• **TO BE DONE**: Reproduce every line of the material below, but drop the pictures.

• **MATERIAL**:

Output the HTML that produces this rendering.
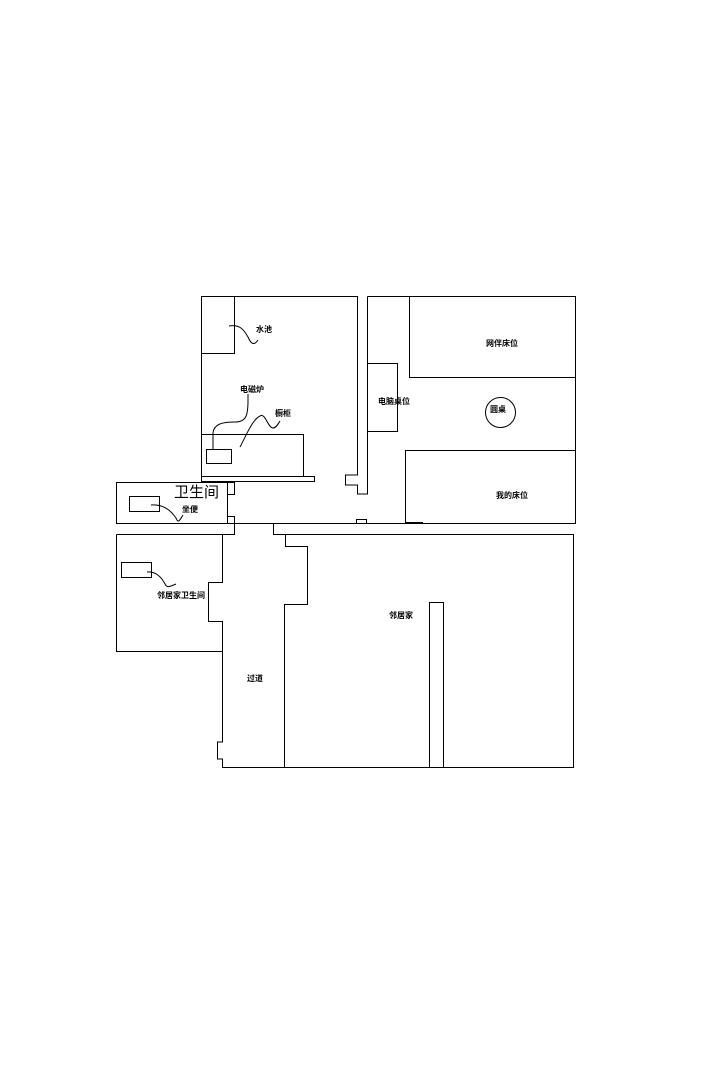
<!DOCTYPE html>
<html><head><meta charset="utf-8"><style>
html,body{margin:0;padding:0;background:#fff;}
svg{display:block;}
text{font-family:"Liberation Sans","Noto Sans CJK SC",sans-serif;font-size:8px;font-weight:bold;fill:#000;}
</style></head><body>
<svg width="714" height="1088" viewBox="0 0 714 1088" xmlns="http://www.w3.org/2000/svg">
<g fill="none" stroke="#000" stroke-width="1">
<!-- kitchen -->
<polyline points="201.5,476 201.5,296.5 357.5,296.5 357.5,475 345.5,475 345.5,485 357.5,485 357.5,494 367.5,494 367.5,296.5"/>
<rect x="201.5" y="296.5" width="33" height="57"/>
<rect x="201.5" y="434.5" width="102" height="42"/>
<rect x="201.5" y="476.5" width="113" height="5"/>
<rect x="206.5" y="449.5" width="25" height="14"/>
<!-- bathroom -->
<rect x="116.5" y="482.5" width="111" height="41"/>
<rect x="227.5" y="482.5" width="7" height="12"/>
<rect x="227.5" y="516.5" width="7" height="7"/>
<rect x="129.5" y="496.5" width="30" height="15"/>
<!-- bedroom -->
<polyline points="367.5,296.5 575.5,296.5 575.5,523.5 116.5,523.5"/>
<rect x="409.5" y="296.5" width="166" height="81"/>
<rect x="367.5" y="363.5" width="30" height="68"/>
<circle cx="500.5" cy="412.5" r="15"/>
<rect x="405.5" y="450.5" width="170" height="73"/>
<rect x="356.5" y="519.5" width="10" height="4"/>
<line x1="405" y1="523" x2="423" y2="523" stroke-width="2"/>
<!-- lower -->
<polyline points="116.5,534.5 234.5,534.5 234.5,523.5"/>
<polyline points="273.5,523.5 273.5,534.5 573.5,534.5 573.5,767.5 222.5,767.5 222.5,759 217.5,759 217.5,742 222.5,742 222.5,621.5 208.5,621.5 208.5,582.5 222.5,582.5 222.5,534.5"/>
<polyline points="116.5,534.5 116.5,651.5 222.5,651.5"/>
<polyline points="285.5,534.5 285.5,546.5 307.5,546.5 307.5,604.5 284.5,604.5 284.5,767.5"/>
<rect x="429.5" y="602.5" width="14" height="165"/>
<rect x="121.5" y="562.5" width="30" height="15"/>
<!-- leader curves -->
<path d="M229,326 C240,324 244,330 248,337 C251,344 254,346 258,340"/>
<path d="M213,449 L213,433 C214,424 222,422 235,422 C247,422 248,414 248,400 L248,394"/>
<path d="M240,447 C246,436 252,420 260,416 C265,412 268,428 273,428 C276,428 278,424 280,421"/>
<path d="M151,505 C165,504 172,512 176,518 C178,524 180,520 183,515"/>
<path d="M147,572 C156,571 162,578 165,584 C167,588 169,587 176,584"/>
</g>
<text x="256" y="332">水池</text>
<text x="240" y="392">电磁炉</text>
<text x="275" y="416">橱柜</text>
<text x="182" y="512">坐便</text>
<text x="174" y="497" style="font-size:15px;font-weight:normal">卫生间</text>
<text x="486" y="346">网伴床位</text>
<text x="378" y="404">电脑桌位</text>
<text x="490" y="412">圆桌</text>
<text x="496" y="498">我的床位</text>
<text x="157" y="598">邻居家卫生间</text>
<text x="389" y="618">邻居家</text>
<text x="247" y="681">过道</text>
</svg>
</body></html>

• **RESULT OF THE EXERCISE**:
Output the HTML that produces this rendering.
<!DOCTYPE html>
<html><head><meta charset="utf-8"><style>
html,body{margin:0;padding:0;background:#fff;}
svg{display:block;}
text{font-family:"Liberation Sans","Noto Sans CJK SC",sans-serif;font-size:8px;font-weight:bold;fill:#000;}
</style></head><body>
<svg width="714" height="1088" viewBox="0 0 714 1088" xmlns="http://www.w3.org/2000/svg">
<g fill="none" stroke="#000" stroke-width="1">
<!-- kitchen -->
<polyline points="201.5,476 201.5,296.5 357.5,296.5 357.5,475 345.5,475 345.5,485 357.5,485 357.5,494 367.5,494 367.5,296.5"/>
<rect x="201.5" y="296.5" width="33" height="57"/>
<rect x="201.5" y="434.5" width="102" height="42"/>
<rect x="201.5" y="476.5" width="113" height="5"/>
<rect x="206.5" y="449.5" width="25" height="14"/>
<!-- bathroom -->
<rect x="116.5" y="482.5" width="111" height="41"/>
<rect x="227.5" y="482.5" width="7" height="12"/>
<rect x="227.5" y="516.5" width="7" height="7"/>
<rect x="129.5" y="496.5" width="30" height="15"/>
<!-- bedroom -->
<polyline points="367.5,296.5 575.5,296.5 575.5,523.5 116.5,523.5"/>
<rect x="409.5" y="296.5" width="166" height="81"/>
<rect x="367.5" y="363.5" width="30" height="68"/>
<circle cx="500.5" cy="412.5" r="15"/>
<rect x="405.5" y="450.5" width="170" height="73"/>
<rect x="356.5" y="519.5" width="10" height="4"/>
<line x1="405" y1="523" x2="423" y2="523" stroke-width="2"/>
<!-- lower -->
<polyline points="116.5,534.5 234.5,534.5 234.5,523.5"/>
<polyline points="273.5,523.5 273.5,534.5 573.5,534.5 573.5,767.5 222.5,767.5 222.5,759 217.5,759 217.5,742 222.5,742 222.5,621.5 208.5,621.5 208.5,582.5 222.5,582.5 222.5,534.5"/>
<polyline points="116.5,534.5 116.5,651.5 222.5,651.5"/>
<polyline points="285.5,534.5 285.5,546.5 307.5,546.5 307.5,604.5 284.5,604.5 284.5,767.5"/>
<rect x="429.5" y="602.5" width="14" height="165"/>
<rect x="121.5" y="562.5" width="30" height="15"/>
<!-- leader curves -->
<path d="M229,326 C240,324 244,330 248,337 C251,344 254,346 258,340"/>
<path d="M213,449 L213,433 C214,424 222,422 235,422 C247,422 248,414 248,400 L248,394"/>
<path d="M240,447 C246,436 252,420 260,416 C265,412 268,428 273,428 C276,428 278,424 280,421"/>
<path d="M151,505 C165,504 172,512 176,518 C178,524 180,520 183,515"/>
<path d="M147,572 C156,571 162,578 165,584 C167,588 169,587 176,584"/>
</g>
<text x="256" y="332">水池</text>
<text x="240" y="392">电磁炉</text>
<text x="275" y="416">橱柜</text>
<text x="182" y="512">坐便</text>
<text x="174" y="497" style="font-size:15px;font-weight:normal">卫生间</text>
<text x="486" y="346">网伴床位</text>
<text x="378" y="404">电脑桌位</text>
<text x="490" y="412">圆桌</text>
<text x="496" y="498">我的床位</text>
<text x="157" y="598">邻居家卫生间</text>
<text x="389" y="618">邻居家</text>
<text x="247" y="681">过道</text>
</svg>
</body></html>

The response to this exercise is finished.